[BRIEF] Omit pictures and quote the listing below line by line, from its start through the line that holds "import plotly.graph_objects as go".

[DATA EXCERPT]
▶
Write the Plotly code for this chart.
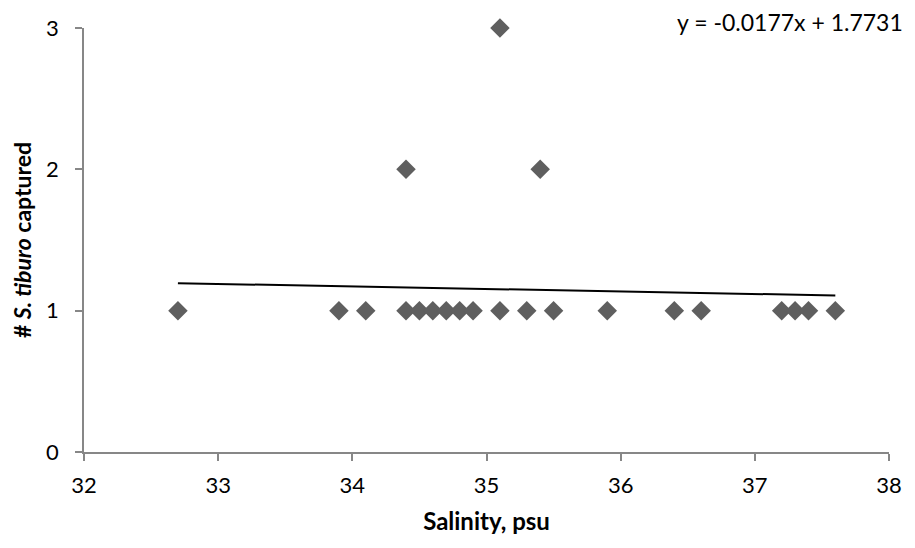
import plotly.graph_objects as go

salinity = [32.7, 33.9, 34.1, 34.4, 34.5, 34.6, 34.7, 34.8, 34.9, 35.1, 35.3, 35.5,
            35.9, 36.4, 36.6, 37.2, 37.3, 37.4, 37.6, 34.4, 35.4, 35.1]
captured = [1, 1, 1, 1, 1, 1, 1, 1, 1, 1, 1, 1,
            1, 1, 1, 1, 1, 1, 1, 2, 2, 3]
slope = -0.0177
intercept = 1.7731
x_ticks = [32, 33, 34, 35, 36, 37, 38]
y_ticks = [0, 1, 2, 3]

font_family = "Lato, 'Open Sans', sans-serif"
fs = 22

xmin, xmax = min(salinity), max(salinity)
trend_x = [xmin, xmax]
trend_y = [slope * v + intercept for v in trend_x]

fig = go.Figure()
fig.add_trace(go.Scatter(
    x=salinity, y=captured, mode="markers", cliponaxis=False,
    marker=dict(symbol="diamond", size=15, color="#5f5f5f", line=dict(width=0)),
    showlegend=False, hoverinfo="x+y"))
fig.add_trace(go.Scatter(
    x=trend_x, y=trend_y, mode="lines", cliponaxis=False,
    line=dict(color="black", width=2), showlegend=False))

fig.add_annotation(
    text=f"y = {slope}x + {intercept}", xref="paper", yref="paper",
    x=1.02, y=1.014, xanchor="right", yanchor="middle", showarrow=False,
    font=dict(family=font_family, size=23, color="black"))

axis_common = dict(showgrid=False, zeroline=False, showline=True, linecolor="#878787",
                   linewidth=1.5, ticks="outside", tickcolor="#878787", tickwidth=1.5,
                   ticklen=7, automargin=False,
                   tickfont=dict(family=font_family, size=fs, color="black"))

fig.update_xaxes(range=[32, 38], tickvals=x_ticks, ticktext=[str(v) for v in x_ticks],
                 ticklabelstandoff=6,
                 title=dict(text="<b>Salinity, psu</b>", font=dict(family=font_family, size=24, color="black"), standoff=16),
                 **axis_common)
fig.update_yaxes(range=[0, 3], tickvals=y_ticks, ticktext=[str(v) for v in y_ticks],
                 ticklabelstandoff=12,
                 title=dict(text="<b># <i>S. tiburo</i> captured</b>", font=dict(family=font_family, size=23, color="black"), standoff=10),
                 **axis_common)

fig.update_layout(
    width=907, height=540, autosize=False,
    margin=dict(l=76, r=26, t=20, b=96),
    plot_bgcolor="white", paper_bgcolor="white",
)

fig.write_html("out.html")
◀
[OUTPUT]
Write the Plotly code for this chart.
import plotly.graph_objects as go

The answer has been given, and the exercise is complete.